Picking up the chalk in a professorial way, Adria circled letters on the board, “Cooking is an alphabet. Each technique is a letter. Several techniques strung together make a word, and words become phrases as you make a meal.” Fair enough. But the techniques Adria uses with as much casualness as you or I might dice an onion use liquid nitrogen, centrifuges, syringes, pipettes, and special order distilling equipment that would shame a high-end industrial Chemistry lab. Adria brought along his videos from Atelier Adria. His focus was on textures. What a mad scientist (or a very careful and curious one) can do with the raw ingredients of food.
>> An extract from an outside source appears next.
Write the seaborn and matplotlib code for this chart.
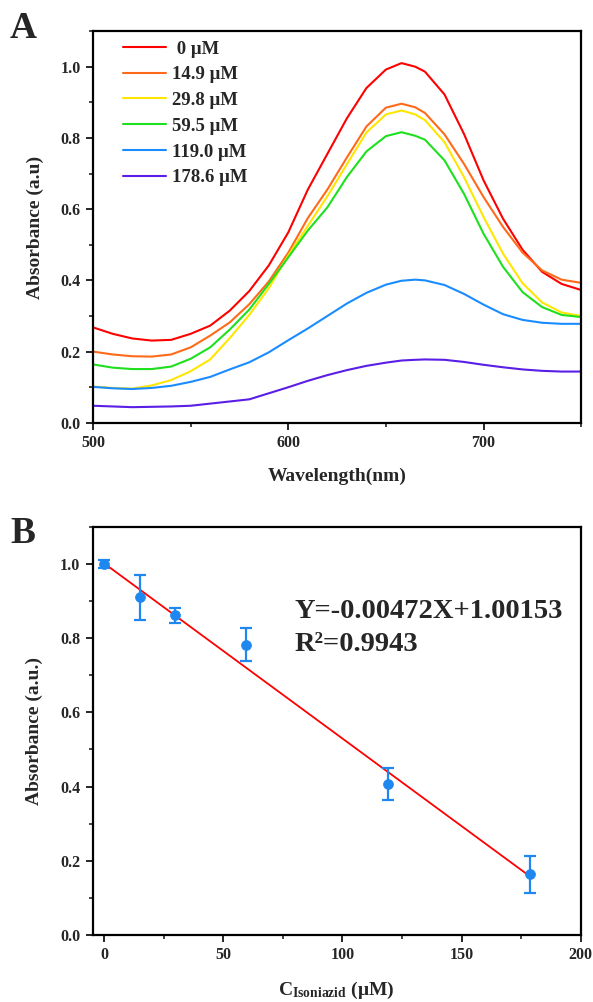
import numpy as np
import pandas as pd
import matplotlib.pyplot as plt
import seaborn as sns
from matplotlib.ticker import MultipleLocator

# %%
# Panel A: UV-vis spectra
wavelength = [500, 510, 520, 530, 540, 550, 560, 570, 580, 590, 600, 610, 620, 630, 640, 650, 658,
              665, 670, 680, 690, 700, 710, 720, 730, 740, 750]
abs_0 = [0.268, 0.250, 0.237, 0.231, 0.233, 0.250, 0.273, 0.315, 0.370, 0.442, 0.535, 0.655, 0.755, 0.855, 0.940, 0.992, 1.010,
         1.000, 0.986, 0.922, 0.811, 0.681, 0.573, 0.486, 0.424, 0.390, 0.373]
abs_14 = [0.200, 0.192, 0.187, 0.186, 0.192, 0.212, 0.245, 0.282, 0.333, 0.397, 0.478, 0.575, 0.655, 0.745, 0.832, 0.885, 0.896,
          0.886, 0.870, 0.810, 0.727, 0.634, 0.550, 0.478, 0.428, 0.402, 0.393]
abs_29 = [0.102, 0.098, 0.096, 0.105, 0.120, 0.145, 0.178, 0.238, 0.303, 0.378, 0.470, 0.553, 0.636, 0.726, 0.815, 0.866, 0.877,
          0.866, 0.850, 0.788, 0.690, 0.578, 0.475, 0.392, 0.338, 0.310, 0.300]
abs_59 = [0.164, 0.155, 0.151, 0.151, 0.158, 0.180, 0.212, 0.262, 0.318, 0.390, 0.465, 0.540, 0.605, 0.690, 0.762, 0.805, 0.816,
          0.806, 0.795, 0.737, 0.643, 0.531, 0.438, 0.367, 0.325, 0.303, 0.297]
abs_119 = [0.101, 0.097, 0.095, 0.098, 0.104, 0.115, 0.129, 0.150, 0.170, 0.198, 0.232, 0.265, 0.300, 0.335, 0.365, 0.388, 0.399,
           0.402, 0.400, 0.387, 0.362, 0.332, 0.305, 0.289, 0.281, 0.278, 0.278]
abs_178 = [0.048, 0.046, 0.044, 0.045, 0.046, 0.048, 0.054, 0.060, 0.066, 0.083, 0.100, 0.118, 0.134, 0.148, 0.160, 0.169, 0.175,
           0.177, 0.178, 0.177, 0.171, 0.163, 0.156, 0.150, 0.146, 0.144, 0.144]
conc_labels = [' 0 μM', '14.9 μM', '29.8 μM', '59.5 μM', '119.0 μM', '178.6 μM']
line_colors = ['#FF0000', '#FF6A1A', '#FFE600', '#1EE01E', '#1A8CFF', '#5A1EE6']

# Panel B: calibration points
conc = [0, 14.9, 29.8, 59.5, 119.0, 178.6]
absorb = [1.000, 0.910, 0.862, 0.783, 0.407, 0.163]
absorb_err = [0.010, 0.062, 0.020, 0.045, 0.042, 0.050]
fit_x = [0, 178.6]
fit_y = [1.0015, 0.1585]

# %%
sns.set_style('ticks')
plt.rcParams['font.family'] = ['Liberation Serif', 'DejaVu Serif']
plt.rcParams['font.weight'] = 'bold'
plt.rcParams['axes.labelweight'] = 'bold'
plt.rcParams['mathtext.fontset'] = 'custom'
plt.rcParams['mathtext.rm'] = 'Liberation Serif:bold'
plt.rcParams['mathtext.bf'] = 'Liberation Serif:bold'
plt.rcParams['mathtext.it'] = 'Liberation Serif:bold'

fig = plt.figure(figsize=(5.93, 10.02), dpi=100)
ax1 = fig.add_axes([0.157, 0.578, 0.823, 0.391])
ax2 = fig.add_axes([0.156, 0.067, 0.823, 0.407])

spectra = pd.DataFrame({
    'wavelength': wavelength * 6,
    'abs': abs_0 + abs_14 + abs_29 + abs_59 + abs_119 + abs_178,
    'conc': sum([[c] * len(wavelength) for c in conc_labels], []),
})
sns.lineplot(data=spectra, x='wavelength', y='abs', hue='conc', hue_order=conc_labels,
             palette=line_colors, linewidth=1.5, ax=ax1)
ax1.set_xlim(500, 750)
ax1.set_ylim(0, 1.1)
ax1.xaxis.set_major_locator(MultipleLocator(100))
ax1.xaxis.set_minor_locator(MultipleLocator(50))
ax1.yaxis.set_major_locator(MultipleLocator(0.2))
ax1.yaxis.set_minor_locator(MultipleLocator(0.1))
ax1.set_xlabel('Wavelength(nm)', fontsize=14, labelpad=12)
ax1.set_ylabel('Absorbance (a.u)', fontsize=14, labelpad=12)
ax1.legend(frameon=False, loc='upper left', handlelength=2.3, handletextpad=0.3,
           labelspacing=0.46, borderaxespad=0, borderpad=0.5, bbox_to_anchor=(0.042, 1.0),
           prop={'weight': 'bold', 'size': 13.5})

ax2.plot(fit_x, fit_y, color='#FF0000', linewidth=1.3, zorder=2)
ax2.errorbar(conc, absorb, yerr=absorb_err, fmt='none', ecolor='#1E88F0',
             elinewidth=1.6, capsize=4, capthick=1.6, zorder=3)
sns.scatterplot(x=conc, y=absorb, color='#1E88F0', s=50, edgecolor='#1E88F0', ax=ax2, zorder=4)
ax2.set_xlim(-5, 200)
ax2.set_ylim(0, 1.1)
ax2.xaxis.set_major_locator(MultipleLocator(50))
ax2.xaxis.set_minor_locator(MultipleLocator(25))
ax2.yaxis.set_major_locator(MultipleLocator(0.2))
ax2.yaxis.set_minor_locator(MultipleLocator(0.1))
ax2.set_xlabel(r'C$_{\mathrm{Isoniazid}}$ (μM)', fontsize=14, labelpad=12)
ax2.set_ylabel('Absorbance (a.u.)', fontsize=14, labelpad=12)
ax2.text(80, 0.873, 'Y=-0.00472X+1.00153', fontsize=20.5, fontweight='bold', va='center')
ax2.text(80, 0.784, 'R²=0.9943', fontsize=20.5, fontweight='bold', va='center')

for ax in (ax1, ax2):
    for s in ax.spines.values():
        s.set_linewidth(1.6)
        s.set_color('black')
    ax.tick_params(which='major', direction='out', length=5, width=1.4, labelsize=11.5, pad=4)
    ax.tick_params(which='minor', direction='out', length=3, width=1.2)
    for lab in ax.get_xticklabels() + ax.get_yticklabels():
        lab.set_fontweight('bold')

fig.text(0.017, 0.962, 'A', fontsize=27, fontweight='bold')
fig.text(0.017, 0.458, 'B', fontsize=27, fontweight='bold')

fig.savefig('out.png', dpi=100)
He takes pains in his talk to remind the audience that nothing but natural ingredients are used –sugar, water, salt – which he reminds us are all chemical compounds in the first place. Simple carbohydrates, potassium chloride, liquid nitrogen. Just the basics.

The films are superb, more science class than cooking class. Adria starts off showing how to make an iced team with lemon (the ice tea is an infusion, jiggered with xanthum gum and reduced to cubes with the texture of three-day old Jello; the lemon is a frozen pea-sized lemon pearl, still liquid on the inside). To Adria, this is the easy stuff. He ramps up the video technique class from iced tea, to frozen eggs shaped inside a balloon, to translucent flourless “pasta” created from essences of tomato, set in paper-thin sheets with a gelatin base, and cut into transparent raviolis and tortellini. He finishes his alphabet with a phrase of beautiful food constructions that look like underwater seascapes with sea sponges, coral reefs and sea anemones. Understanding what makes food and texture respond to temperatures and ingredients fascinates him. We are all fascinated by him––all five rooms of us––and excited that he plans to make working with the Harvard chemists and physicists a regular part of his annual schedule. Last thing –does he eat this at home? No, he says. It’s not really food. It’s an experience with food. At home, Adria says, he “eats like a normal hungry person”. He says, “You can’t eat like this every day, or even once a month. It’s maybe for once or twice a year at most.” Good news since your chance (my chance) of getting in to El Bulli is roughly the same as my getting picked for the next citizen spot on the space shuttle. Here are the stats: El Bulli takes reservations on one day each year –an auction for seats goes up on October 15th (might be the 25th) each year. About half the people who win are guests who’ve never been to the restaurant; the other half are return guests. It takes 70 people to make a meal for 50 people at El Bulli, and the restaurant is only open six days a week for six months of the year. You do the math.